The Texas Supreme Court ruled to strip Houston of its authority to enforce additional air quality regulations Friday.
In 2007, the city amended its air quality ordinance to require industrial polluters to register with the city. It also modified regulations to collect fees from businesses and use the funds to police industrial operations and fine violators.
In the majority opinion, the Supreme Court justices wrote that the Houston ordinance is “inconsistent” with enforcement requirements in the state law, and its registration requirement “makes unlawful what the [state Clean Air] Act approves.” Eight justices concurred with the majority opinion and Justice Boyd dissented in part.
The ruling reverses a lower court’s decision and is the latest development in the fight over local versus state control on environmental regulations. The decision is a blow to the city and to environmental groups that have been working to improve air quality in Houston and hold polluters accountable. Houston, which has some of the highest levels of smog in the country, is currently not in compliance with federal regulations limiting smog pollution.

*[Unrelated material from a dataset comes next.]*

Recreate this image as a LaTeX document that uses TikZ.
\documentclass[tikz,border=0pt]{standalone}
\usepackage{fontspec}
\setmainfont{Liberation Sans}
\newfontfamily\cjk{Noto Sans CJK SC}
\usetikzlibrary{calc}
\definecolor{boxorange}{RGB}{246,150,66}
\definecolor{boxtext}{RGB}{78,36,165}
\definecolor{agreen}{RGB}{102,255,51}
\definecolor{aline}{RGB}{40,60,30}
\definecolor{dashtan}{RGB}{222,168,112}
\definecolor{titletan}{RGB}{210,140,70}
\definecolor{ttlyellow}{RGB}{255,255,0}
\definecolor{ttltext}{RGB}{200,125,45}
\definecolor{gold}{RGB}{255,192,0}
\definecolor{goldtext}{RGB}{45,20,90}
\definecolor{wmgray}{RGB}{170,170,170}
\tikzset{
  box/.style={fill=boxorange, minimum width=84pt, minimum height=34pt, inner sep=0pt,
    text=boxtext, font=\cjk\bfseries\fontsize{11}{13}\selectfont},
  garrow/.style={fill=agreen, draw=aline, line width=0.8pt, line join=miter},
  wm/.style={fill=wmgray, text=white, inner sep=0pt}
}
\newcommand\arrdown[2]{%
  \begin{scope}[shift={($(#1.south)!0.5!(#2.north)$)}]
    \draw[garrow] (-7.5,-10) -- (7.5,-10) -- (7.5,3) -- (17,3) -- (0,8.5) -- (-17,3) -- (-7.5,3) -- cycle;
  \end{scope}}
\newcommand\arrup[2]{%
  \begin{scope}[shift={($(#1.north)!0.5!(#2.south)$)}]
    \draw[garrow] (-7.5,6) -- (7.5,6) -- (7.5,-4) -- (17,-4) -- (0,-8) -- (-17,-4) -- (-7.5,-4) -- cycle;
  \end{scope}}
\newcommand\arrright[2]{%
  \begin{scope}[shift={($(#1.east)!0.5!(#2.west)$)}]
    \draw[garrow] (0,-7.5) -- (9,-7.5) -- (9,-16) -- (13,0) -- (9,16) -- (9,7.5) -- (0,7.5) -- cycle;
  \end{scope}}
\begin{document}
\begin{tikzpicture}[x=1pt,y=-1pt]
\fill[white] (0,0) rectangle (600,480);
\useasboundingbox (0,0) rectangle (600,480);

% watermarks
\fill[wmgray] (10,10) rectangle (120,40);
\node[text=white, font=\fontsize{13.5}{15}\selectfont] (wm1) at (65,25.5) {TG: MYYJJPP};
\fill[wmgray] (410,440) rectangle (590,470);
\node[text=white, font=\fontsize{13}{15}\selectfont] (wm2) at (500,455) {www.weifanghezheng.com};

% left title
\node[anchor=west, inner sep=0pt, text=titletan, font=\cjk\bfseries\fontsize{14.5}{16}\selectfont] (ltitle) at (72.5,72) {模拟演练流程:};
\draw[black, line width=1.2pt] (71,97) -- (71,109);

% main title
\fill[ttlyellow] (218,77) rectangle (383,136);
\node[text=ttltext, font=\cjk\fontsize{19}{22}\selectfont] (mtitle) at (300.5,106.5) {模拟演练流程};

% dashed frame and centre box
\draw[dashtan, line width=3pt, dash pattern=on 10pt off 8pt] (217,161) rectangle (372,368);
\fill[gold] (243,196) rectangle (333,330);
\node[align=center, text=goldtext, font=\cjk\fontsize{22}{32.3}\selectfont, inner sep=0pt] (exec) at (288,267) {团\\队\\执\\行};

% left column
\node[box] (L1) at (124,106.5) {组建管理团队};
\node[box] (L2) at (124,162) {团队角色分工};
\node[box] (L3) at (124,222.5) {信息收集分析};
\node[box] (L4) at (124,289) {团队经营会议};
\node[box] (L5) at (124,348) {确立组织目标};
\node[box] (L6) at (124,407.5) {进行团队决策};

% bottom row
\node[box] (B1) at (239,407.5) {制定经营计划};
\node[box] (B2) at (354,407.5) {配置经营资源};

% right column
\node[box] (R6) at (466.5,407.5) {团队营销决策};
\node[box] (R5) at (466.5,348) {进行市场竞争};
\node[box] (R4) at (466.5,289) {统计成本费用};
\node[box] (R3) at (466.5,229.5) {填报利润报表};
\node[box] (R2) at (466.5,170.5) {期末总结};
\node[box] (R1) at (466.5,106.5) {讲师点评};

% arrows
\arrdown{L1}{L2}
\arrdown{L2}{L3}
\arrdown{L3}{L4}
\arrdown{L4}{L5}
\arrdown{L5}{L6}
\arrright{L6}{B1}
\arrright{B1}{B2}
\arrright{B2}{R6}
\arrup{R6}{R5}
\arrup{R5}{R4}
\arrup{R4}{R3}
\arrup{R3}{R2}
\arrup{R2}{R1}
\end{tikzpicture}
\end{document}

The suit was filed by the Business Coalition for Clean Air Appeals Group in 2008. The coalition, which is funded by large petrochemical companies such as ExxonMobil and Dow Chemical, argued that the city’s ordinance was in conflict with state regulations, making it difficult for businesses to comply with state laws.

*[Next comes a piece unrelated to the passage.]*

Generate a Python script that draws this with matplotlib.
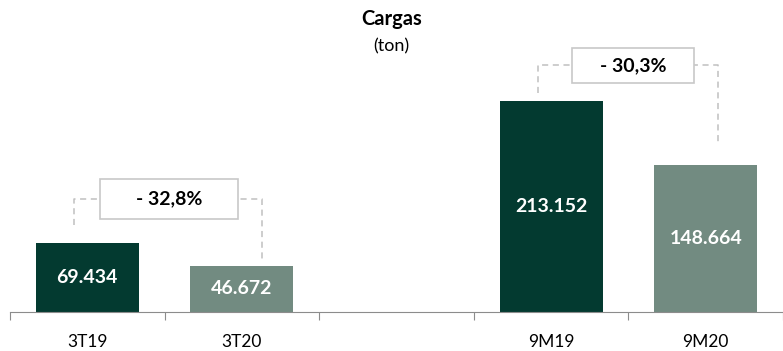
import matplotlib.pyplot as plt
from matplotlib.patches import Rectangle
import numpy as np

# data (mil ton)
categories = ["3T19", "3T20", "", "9M19", "9M20"]
values = [69.434, 46.672, None, 213.152, 148.664]
bar_colors = ["#033a30", "#728b81", None, "#033a30", "#728b81"]
changes = ["- 32,8%", "- 30,3%"]
pairs = [(0, 1), (3, 4)]

plt.rcParams['font.family'] = ['Lato', 'DejaVu Sans']

fig = plt.figure(figsize=(7.83, 3.51), dpi=100)
W, H = 783, 351
ax = fig.add_axes([10 / W, (H - 312) / H, 773 / W, 312 / H])
ax.set_xlim(-0.5, -0.5 + 4.87)
ax.set_ylim(0, 315)

x = np.arange(len(categories))
for i, v in enumerate(values):
    if v is None:
        continue
    ax.bar(x[i], v, width=0.665, color=bar_colors[i], zorder=2)
    ax.text(x[i], v / 2, f"{v:.3f}", ha="center", va="center",
            color="white", fontsize=14, fontweight="bold", zorder=3)

# change boxes with dashed connectors
levels = [114, 249]
box_h = [41, 36]
box_w = [0.89, 0.79]
gaps = [(18, 7), (8, 22)]
right_off = [0.127, 0.08]
dash = dict(color="#c0c0c0", lw=1.1, ls=(0, (4, 3)), zorder=1)
for k, ((a, b), txt) in enumerate(zip(pairs, changes)):
    lv, bh, bw = levels[k], box_h[k], box_w[k]
    ga, gb = gaps[k]
    xa, xb = x[a] - 0.085, x[b] + right_off[k]
    ax.plot([xa, xa, xb, xb], [values[a] + ga, lv, lv, values[b] + gb], **dash)
    mid = (x[a] + x[b]) / 2 + 0.03
    ax.add_patch(Rectangle((mid - bw / 2, lv - bh / 2), bw, bh,
                           facecolor="white", edgecolor="#c8c8c8", lw=1.2, zorder=2))
    ax.text(mid, lv, txt, ha="center", va="center", fontsize=14,
            fontweight="bold", color="black", zorder=3)

for s in ["top", "right", "left"]:
    ax.spines[s].set_visible(False)
ax.spines["bottom"].set_color("#8c8c8c")
ax.set_yticks([])
ax.set_xticks(np.arange(-0.5, 5, 1))
ax.set_xticklabels([])
ax.tick_params(axis="x", which="major", length=6, color="#8c8c8c")
ax.set_xticks(x, minor=True)
ax.set_xticklabels(categories, minor=True, fontsize=12.5)
ax.tick_params(axis="x", which="minor", length=0, pad=16)

fig.text(0.5, 1 - 19 / H, "Cargas", ha="center", va="center",
         fontsize=14.5, fontweight="bold")
fig.text(0.5, 1 - 46 / H, "(ton)", ha="center", va="center", fontsize=13)

fig.savefig("out.png", dpi=100)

Last year, Governor Greg Abbott filed an amicus brief in support of the coalition, saying that Houston’s regulatory oversight “unfairly penalizes small businesses and is not the most effective way to promote compliance with the State’s environmental laws.”
The Texas Commision on Environmental Quality (TCEQ) has primary enforcement authority of clean air laws. But critics of the agency have said it has been lax in its regulation, allowing large polluters to skirt environmental laws with minimal repercussions. A report released by environmental groups Wednesday blamed high rates of illegal industrial emissions, occurring during malfunctions and maintenance events, on legal loopholes and poor enforcement of state laws by the TCEQ.
City officials cited the TCEQ’s poor enforcement record as the main reason for amending their air quality ordinance and said they were trying to bridge the gap by using fees from the industry to better monitor the industry’s activities.
“The practical effect of [the ruling] is there will be less resources available in Houston to oversee polluters,” Adrian Shelley, executive director of the environmental nonprofit Air Alliance Houston, told the Observer. “There were already few violators being held responsible because of the lax regulatory climate and now that situation will just get worse.”
Correction: A previous version of the story stated the ruling was unanimous. Justice Boyd dissented to parts of the majority opinion.